WHAT IS EXPECTED
Starting at the line that contains "Rebuild this chart", retype each line to the end of the listing below. Include both ends, but not the pictures.

-- start --

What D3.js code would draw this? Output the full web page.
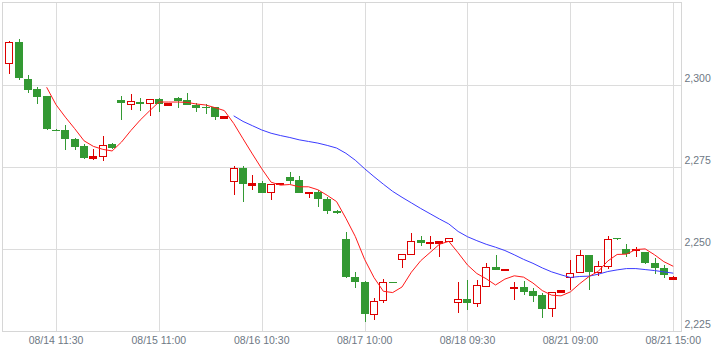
<!DOCTYPE html>
<html>
<head>
<meta charset="utf-8">
<script src="https://cdn.jsdelivr.net/npm/d3@7"></script>
<style>
  html, body { margin: 0; padding: 0; background: #fff; }
  svg { display: block; }
</style>
</head>
<body>
<svg id="chart" width="723" height="353"></svg>
<script>
// ---- data ----
const opens = [2306.4,2313.1,2301.8,2298.8,2296.4,2286.3,2286.1,2283.4,2281.3,2277.5,2278.2,2282.0,
  2295.2,2294.2,2294.7,2294.5,2295.7,2293.8,2295.9,2295.3,2293.9,2293.2,2293.1,2289.8,
  2270.4,2274.5,2269.6,2270.2,2267.3,2269.7,2271.9,2270.9,2266.8,2267.2,2265.3,2261.6,
  2253.0,2241.3,2239.8,2230.1,2234.4,2239.9,2246.9,2248.4,2252.7,2251.7,2251.8,2252.4,
  2233.8,2234.6,2233.4,2238.7,2244.4,2243.7,2238.2,2238.5,2237.2,2235.9,2231.9,2236.9,
  2241.5,2243.0,2248.1,2243.0,2244.8,2253.2,2250.1,2249.6,2249.1,2245.6,2244.2,2241.0];
const highs = [2313.4,2314.0,2302.8,2299.2,2296.6,2286.5,2287.6,2283.9,2281.8,2280.5,2284.5,2282.2,
  2296.4,2297.0,2295.9,2295.7,2295.8,2294.4,2296.2,2297.3,2294.5,2294.0,2293.3,2290.4,
  2275.2,2275.2,2272.4,2270.7,2269.9,2270.1,2273.4,2272.1,2267.3,2267.9,2265.8,2261.9,
  2255.0,2243.0,2240.2,2234.9,2240.7,2240.0,2248.4,2254.7,2253.9,2253.9,2252.4,2253.3,
  2240.0,2240.5,2240.5,2245.6,2248.1,2243.9,2240.0,2240.2,2238.0,2236.6,2236.8,2237.6,
  2246.6,2249.6,2248.2,2246.3,2253.9,2253.3,2251.4,2250.6,2249.2,2247.3,2245.1,2241.6];
const lows = [2303.3,2301.3,2297.4,2294.0,2286.1,2286.0,2280.0,2280.0,2277.5,2277.0,2276.8,2280.5,
  2289.1,2292.2,2291.9,2290.4,2291.6,2293.7,2293.0,2293.8,2291.6,2291.0,2289.1,2289.7,
  2266.3,2264.3,2267.9,2267.0,2265.0,2269.6,2269.9,2266.9,2265.6,2262.6,2260.6,2260.6,
  2241.0,2238.0,2227.8,2228.3,2233.4,2239.7,2244.1,2248.1,2250.8,2250.1,2247.6,2252.3,
  2230.4,2231.4,2232.2,2238.7,2243.5,2243.6,2234.4,2236.0,2233.9,2228.9,2229.3,2236.8,
  2237.5,2243.0,2237.5,2241.8,2243.8,2252.7,2247.6,2247.6,2245.5,2242.5,2241.0,2240.9];
const closes = [2312.9,2302.1,2298.5,2296.4,2286.3,2286.2,2283.3,2281.0,2277.5,2278.2,2281.7,2280.7,
  2294.2,2295.0,2294.2,2295.7,2294.2,2294.3,2294.9,2293.9,2293.0,2293.0,2290.1,2290.3,
  2274.5,2269.6,2270.2,2267.3,2269.7,2270.0,2270.7,2267.0,2267.2,2265.1,2261.6,2260.9,
  2241.5,2239.8,2230.1,2234.1,2239.8,2239.8,2248.4,2252.4,2251.7,2252.0,2252.4,2253.2,
  2234.6,2233.4,2239.0,2244.4,2243.5,2243.8,2238.3,2236.9,2235.6,2231.7,2236.8,2237.5,
  2242.8,2248.1,2243.0,2244.8,2253.0,2252.8,2248.6,2249.9,2245.6,2244.1,2242.2,2241.5];

// 5-period moving average (red), starts at candle 4
const ma5Start = 4;
const ma5 = [2299.2,2293.9,2290.1,2286.6,2282.9,2281.2,2280.3,2279.8,2282.5,2286.0,2289.2,2292.0,
  2294.7,2294.7,2294.7,2294.6,2294.1,2293.8,2293.0,2292.1,2288.2,2283.5,2278.9,2274.4,
  2270.3,2269.4,2269.6,2268.9,2268.9,2268.0,2266.3,2264.4,2259.3,2253.8,2246.8,2241.3,
  2237.1,2236.7,2238.4,2242.9,2246.4,2248.9,2251.4,2252.3,2248.8,2245.1,2242.5,2240.9,
  2239.0,2240.8,2241.8,2241.4,2239.6,2237.3,2235.9,2235.7,2236.9,2239.4,2241.6,2243.2,
  2246.3,2248.3,2248.4,2249.8,2250.0,2248.2,2246.1,2244.7];
// 25-period moving average (blue), starts at candle 24
const ma25Start = 24;
const ma25 = [2290.5,2288.8,2287.5,2286.2,2285.2,2284.5,2283.9,2283.2,2282.7,2282.2,2281.5,2280.7,
  2279.1,2277.0,2274.4,2272.0,2269.7,2267.5,2265.7,2264.0,2262.3,2260.7,2259.1,2257.6,
  2255.3,2253.7,2252.5,2251.4,2250.5,2249.5,2248.2,2246.8,2245.6,2244.2,2243.0,2242.1,
  2241.3,2241.6,2241.7,2242.3,2243.1,2243.6,2244.0,2244.0,2243.7,2243.4,2243.0,2242.6];

const yTicks = [2225, 2250, 2275, 2300];
const xTickIdx = [5, 16, 27, 38, 49, 60, 71];
const xTickLabels = ["08/14 11:30", "08/15 11:00", "08/16 10:30", "08/17 10:00", "08/18 09:30", "08/21 09:00", "08/21 15:00"];

// ---- layout ----
const plot = { left: 2.5, right: 681, top: 2.5, bottom: 331 };
const upColor = "#dd0000", downColor = "#339933";

const svg = d3.select("#chart");
const x = d3.scaleLinear().domain([-0.72, 71.83]).range([plot.left, plot.right]);
const y = d3.scaleLinear().domain([2225, 2325]).range([plot.bottom, plot.top]);

const candles = opens.map((o, i) => ({ i, o, h: highs[i], l: lows[i], c: closes[i] }));

// grid
const grid = svg.append("g").attr("shape-rendering", "crispEdges");
grid.selectAll("line.h").data(yTicks.filter(v => v > 2225)).join("line")
  .attr("x1", plot.left).attr("x2", plot.right)
  .attr("y1", d => Math.round(y(d)) + 0.5).attr("y2", d => Math.round(y(d)) + 0.5)
  .attr("stroke", "#dcdcdc");
grid.selectAll("line.v").data(xTickIdx).join("line")
  .attr("y1", plot.top).attr("y2", plot.bottom)
  .attr("x1", d => Math.round(x(d)) + 0.5).attr("x2", d => Math.round(x(d)) + 0.5)
  .attr("stroke", "#dcdcdc");
grid.append("rect")
  .attr("x", plot.left).attr("y", plot.top)
  .attr("width", plot.right - plot.left).attr("height", plot.bottom - plot.top)
  .attr("fill", "none").attr("stroke", "#d6d6d6");

// axes labels
const font = "'Liberation Sans', Arial, sans-serif";
svg.append("g").selectAll("text").data(yTicks).join("text")
  .attr("x", plot.right + 3.5).attr("y", d => y(d) - 3)
  .attr("font-family", font).attr("font-size", "10.5px").attr("fill", "#6e7884")
  .text(d => d3.format(",")(d));
svg.append("g").selectAll("text").data(xTickIdx).join("text")
  .attr("x", d => x(d)).attr("y", 344)
  .attr("text-anchor", "middle")
  .attr("font-family", font).attr("font-size", "10.5px").attr("fill", "#6e7884")
  .text((d, k) => xTickLabels[k]);

// candles
const bodyW = 8;
const isUp = d => d.c >= d.o;
const bodyH = d => Math.abs(y(d.o) - y(d.c));
const cg = svg.append("g");
const wick = cg.append("g").attr("shape-rendering", "crispEdges");
wick.selectAll("line").data(candles).join("line")
  .attr("x1", d => Math.round(x(d.i)) + 0.5).attr("x2", d => Math.round(x(d.i)) + 0.5)
  .attr("y1", d => y(d.h)).attr("y2", d => y(d.l))
  .attr("stroke", d => isUp(d) ? upColor : downColor).attr("stroke-width", 1);
const bodies = cg.append("g").attr("shape-rendering", "crispEdges");
bodies.selectAll("rect").data(candles).join("rect")
  .attr("x", d => Math.round(x(d.i)) - bodyW / 2 + (isUp(d) ? 0.5 : 0))
  .attr("width", d => isUp(d) ? bodyW - 1 : bodyW)
  .attr("y", d => {
    const top = y(Math.max(d.o, d.c));
    return isUp(d) ? Math.round(top) + 0.5 : Math.round(top);
  })
  .attr("height", d => Math.max(1, Math.round(bodyH(d))))
  .attr("fill", d => isUp(d) ? (bodyH(d) < 2.5 ? upColor : "#ffffff") : downColor)
  .attr("stroke", d => isUp(d) ? upColor : "none")
  .attr("stroke-width", 1.2);

// moving averages
const line = d3.line().x(d => x(d[0])).y(d => y(d[1]));
svg.append("path")
  .datum(ma25.map((v, k) => [k + ma25Start, v]))
  .attr("d", line).attr("fill", "none").attr("stroke", "#3b3bff").attr("stroke-width", 1);
svg.append("path")
  .datum(ma5.map((v, k) => [k + ma5Start, v]))
  .attr("d", line).attr("fill", "none").attr("stroke", "#ff1a1a").attr("stroke-width", 1);
</script>
</body>
</html>
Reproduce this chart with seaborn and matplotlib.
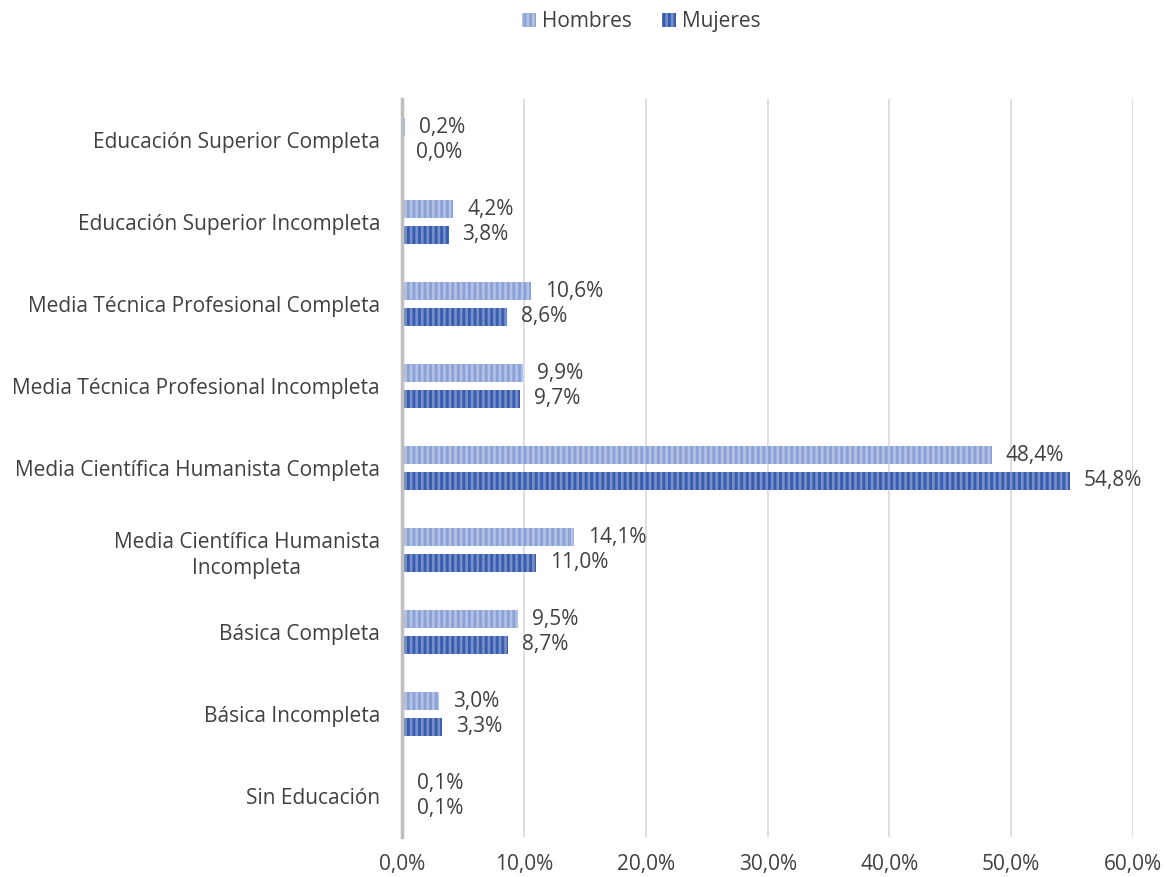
import matplotlib
matplotlib.use("Agg")
import matplotlib.pyplot as plt
import matplotlib.patches as mpatches
import seaborn as sns
import pandas as pd

categories = [
    "Educación Superior Completa",
    "Educación Superior Incompleta",
    "Media Técnica Profesional Completa",
    "Media Técnica Profesional Incompleta",
    "Media Científica Humanista Completa",
    "Media Científica Humanista\nIncompleta",
    "Básica Completa",
    "Básica Incompleta",
    "Sin Educación",
]
hombres = [0.2, 4.2, 10.6, 9.9, 48.4, 14.1, 9.5, 3.0, 0.1]
mujeres = [0.0, 3.8, 8.6, 9.7, 54.8, 11.0, 8.7, 3.3, 0.1]
series = ["Hombres", "Mujeres"]
xticks = [0, 10, 20, 30, 40, 50, 60]

df = pd.DataFrame({
    "cat": categories * 2,
    "val": hombres + mujeres,
    "serie": [series[0]] * len(categories) + [series[1]] * len(categories),
})

face = {"Hombres": "#B3C2E6", "Mujeres": "#7891CB"}
hatchc = {"Hombres": "#8DA3D6", "Mujeres": "#3A5EAD"}

sns.set_theme(style="white")
plt.rcParams["font.family"] = ["Open Sans", "DejaVu Sans"]
plt.rcParams["hatch.linewidth"] = 2.2

FS = 15
fig = plt.figure(figsize=(11.66, 8.77), dpi=100)
ax = fig.add_axes([0.345, 0.0456, 0.6267, 0.8415])

sns.barplot(data=df, y="cat", x="val", hue="serie", order=categories,
            hue_order=series, orient="h", width=0.63, gap=0.3,
            palette=face, ax=ax, legend=False, linewidth=0)

for cont, s, vals in zip(ax.containers, series, [hombres, mujeres]):
    for p in cont:
        p.set_facecolor(face[s])
        p.set_edgecolor(hatchc[s])
        p.set_hatch("|||")
        p.set_linewidth(0)
    ax.bar_label(cont, labels=[f"{v:.1f}%".replace(".", ",") for v in vals],
                 padding=10, fontsize=FS, color="#404040")

ax.set_xlim(0, 60)
ax.set_xticks(xticks)
ax.set_xticklabels([f"{v:.1f}%".replace(".", ",") for v in xticks],
                   fontsize=FS, color="#404040")
ax.tick_params(axis="y", labelsize=FS, labelcolor="#404040", pad=16, length=0)
ax.tick_params(axis="x", pad=12, length=0)
for lab in ax.get_yticklabels():
    lab.set_multialignment("center")
    lab.set_linespacing(1.35)
ax.set_xlabel("")
ax.set_ylabel("")
ax.grid(axis="x", color="#D9D9D9", linewidth=1.2)
ax.set_axisbelow(True)
for side in ["top", "right", "bottom"]:
    ax.spines[side].set_visible(False)
ax.spines["left"].set_color("#BFBFBF")
ax.spines["left"].set_linewidth(2.5)
ax.spines["left"].set_zorder(5)

handles = [mpatches.Patch(facecolor=face[s], edgecolor=hatchc[s], hatch="|||",
                          linewidth=0, label=s) for s in series]
fig.legend(handles=handles, loc="center", bbox_to_anchor=(0.55, 0.975), ncol=2,
           frameon=False, fontsize=FS, labelcolor="#404040",
           handlelength=0.7, handleheight=0.7, handletextpad=0.3, columnspacing=1.4)

fig.savefig("out.png", dpi=100)
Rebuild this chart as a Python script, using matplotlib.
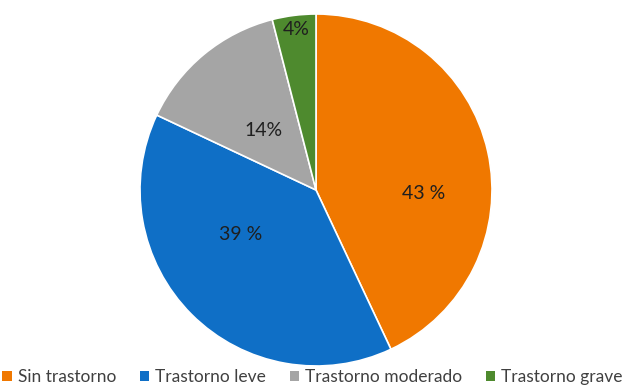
import numpy as np
import matplotlib
matplotlib.use("Agg")
import matplotlib.pyplot as plt

categorias = ["Sin trastorno", "Trastorno leve", "Trastorno moderado", "Trastorno grave"]
valores = [43, 39, 14, 4]
etiquetas = ["43 %", "39 %", "14%", "4%"]
colores = ["#F07800", "#0F6FC6", "#A5A5A5", "#4E8A2E"]
# label positions in pie radius units
lab_x = [0.61, -0.43, -0.30, -0.11]
lab_y = [-0.02, -0.25, 0.34, 0.91]

plt.rcParams['font.family'] = ['Lato', 'DejaVu Sans']

fig = plt.figure(figsize=(6.25, 3.87), dpi=100)
ax = fig.add_axes([140/625, 21/387, 352/625, 352/387])
wedges, _ = ax.pie(valores, colors=colores, startangle=90, counterclock=False,
                   wedgeprops=dict(edgecolor="white", linewidth=1.2))
ax.set_xlim(-1, 1)
ax.set_ylim(-1, 1)
ax.set_aspect("equal")

for x, y, txt in zip(lab_x, lab_y, etiquetas):
    ax.text(x, y, txt, ha="center", va="center", fontsize=14, color="#1F1F1F")

leg = fig.legend(wedges, categorias, loc="center", bbox_to_anchor=(0.5, 10/387),
                 ncol=4, frameon=False, fontsize=12.5, handlelength=0.55,
                 handleheight=0.55, handletextpad=0.35, columnspacing=1.35,
                 labelcolor="#404040")
for h in leg.legend_handles:
    h.set_edgecolor("none")

fig.savefig("out.png", dpi=100)
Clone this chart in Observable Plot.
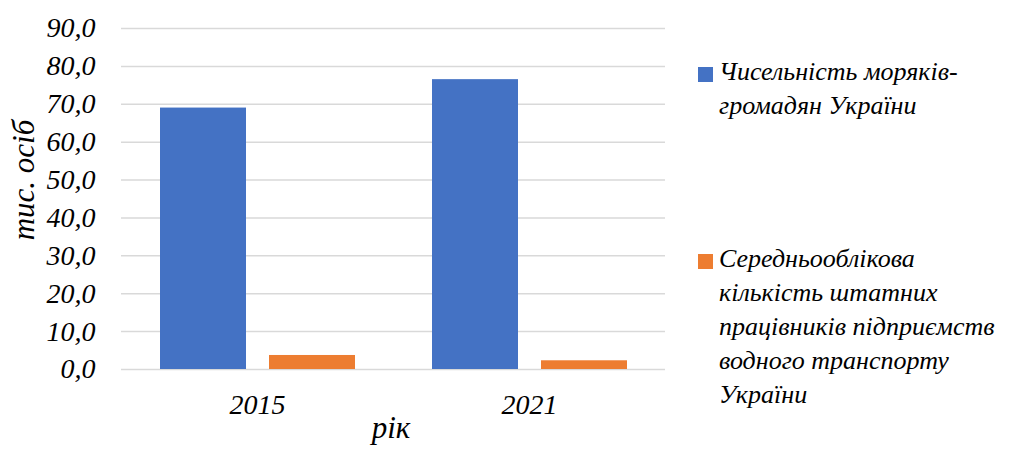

-- end --

ANSWER TO THE PROBLEM
Rebuild this chart as a Python script, using matplotlib.
import numpy as np
import matplotlib
matplotlib.use("Agg")
import matplotlib.pyplot as plt

categorias = ["Sin trastorno", "Trastorno leve", "Trastorno moderado", "Trastorno grave"]
valores = [43, 39, 14, 4]
etiquetas = ["43 %", "39 %", "14%", "4%"]
colores = ["#F07800", "#0F6FC6", "#A5A5A5", "#4E8A2E"]
# label positions in pie radius units
lab_x = [0.61, -0.43, -0.30, -0.11]
lab_y = [-0.02, -0.25, 0.34, 0.91]

plt.rcParams['font.family'] = ['Lato', 'DejaVu Sans']

fig = plt.figure(figsize=(6.25, 3.87), dpi=100)
ax = fig.add_axes([140/625, 21/387, 352/625, 352/387])
wedges, _ = ax.pie(valores, colors=colores, startangle=90, counterclock=False,
                   wedgeprops=dict(edgecolor="white", linewidth=1.2))
ax.set_xlim(-1, 1)
ax.set_ylim(-1, 1)
ax.set_aspect("equal")

for x, y, txt in zip(lab_x, lab_y, etiquetas):
    ax.text(x, y, txt, ha="center", va="center", fontsize=14, color="#1F1F1F")

leg = fig.legend(wedges, categorias, loc="center", bbox_to_anchor=(0.5, 10/387),
                 ncol=4, frameon=False, fontsize=12.5, handlelength=0.55,
                 handleheight=0.55, handletextpad=0.35, columnspacing=1.35,
                 labelcolor="#404040")
for h in leg.legend_handles:
    h.set_edgecolor("none")

fig.savefig("out.png", dpi=100)
Clone this chart in Observable Plot.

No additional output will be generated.